Simultaneous Control and Guidance of an AUV Based on Soft Actor–Critic
Round 1
Reviewer 1 Report
This paper deals with the problem of facilitating the control of AUVs thanks to the use of machine learning (ML). The main contribution is an extensive simulation setting. I only suggest to improve the Introduction by discussing the relationships with ML approaches proposed for UAV, see, e.g., - Machine learning techniques in internet of UAVs for smart cities applications, Journal of Intelligent & Fuzzy Systems, 2022 - Machine Learning Methods for UAV Flocks Management-A Survey, IEEE Access 2021 - On the application of machine learning to the design of UAV-based 5G radio access networks Electronics, 2020Author Response
Hello, thank you for your review and your comments.
I took into account your suggestion and I added a section called "2. Related works" where I talk about existing works and the relationship between ML and general robotics, UAV and AUV.
One of the paper you gave as an example is cited inside this part.

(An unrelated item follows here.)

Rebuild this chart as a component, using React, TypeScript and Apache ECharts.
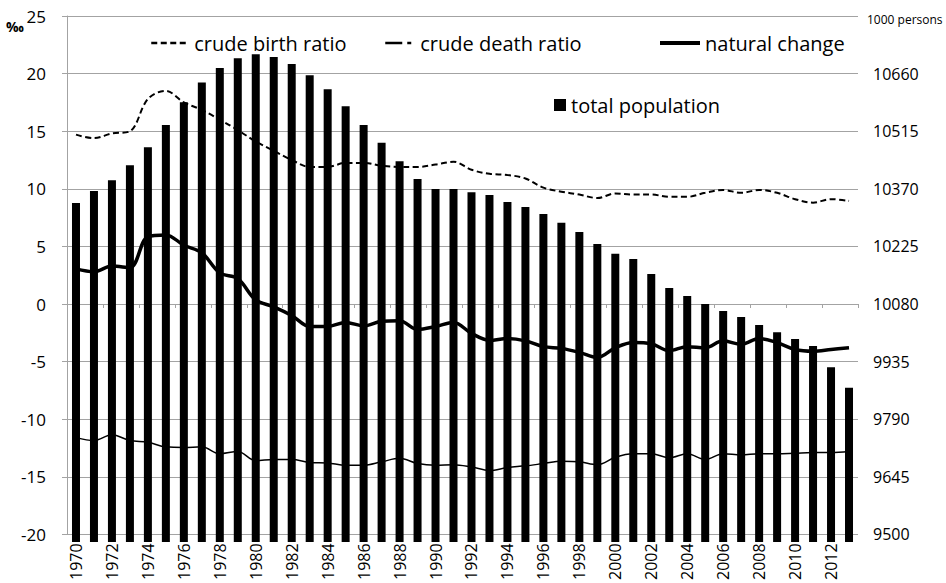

This new section goes from line 57 to line 181 (I am referring to the line numbers found on the right, in the PDF generated by latex).
Reviewer 2 Report
The paper studies the application of a reinforcement learning method, namely the soft actor-critic method to the problem of waypoint tracking of an AUV. The authors show that the proposed method is competitive with respect to classic methods based on PID control through realistic simulations with the Gazebo dynamics simulator with the UUV plugin. The paper is well written and clear, the analysis of the results is torough and its topics are very timely. I just have two issues that I would like that the authors to discuss better:
- It is not clear which sensors the vehicles use during simulations. Underwater navigation is a challenging problem and often the estimation of the state of the vehicle may not be very accurate. It is not clear if that factor is taken into account during the simulations.
- I would also like the authors to discuss the applicability of these methods in a real setting. My main concern is that to obtain a good policy there is the need for hundreds of training episodes, and this may not be feasible in practice given the challenges in the operation of the AUV (limited endurance, complex deployment and retrieval procedures, etc...).
Author Response
Hello, thank you for your review and your comments.
I took into account your two suggestions and I added several elements :
- Concerning the sensors used by the AUV during the simulations, they were originally described in the section "4.1.2. The autonomous underwater vehicle", but I added additional elements in the section "6.2. Our main contributions" in order to make it clearer. The new elements are in the paragraph "Reducing the size of the state vector" and go from line 1100 to line 1110 (I am referring to the line numbers found on the right, in the PDF generated by latex). New elements about sensor fusion were also added in the section 4.1.2, from line 486 to line 489.
Moreover, we focused our work on the guidance and control algorithms, assuming that the navigation problem is resolved, as mentionned in the lines 223 and 224, and from line 548 to line 553.
- Concerning the applicability of our controller in a real setting, some elements about that were originally described in the section "7. Conclusions and openings". However, we added additional elements and new ideas from line 1154 to 1177.
Round 2
Reviewer 1 Report
The authors have accounted for my concern.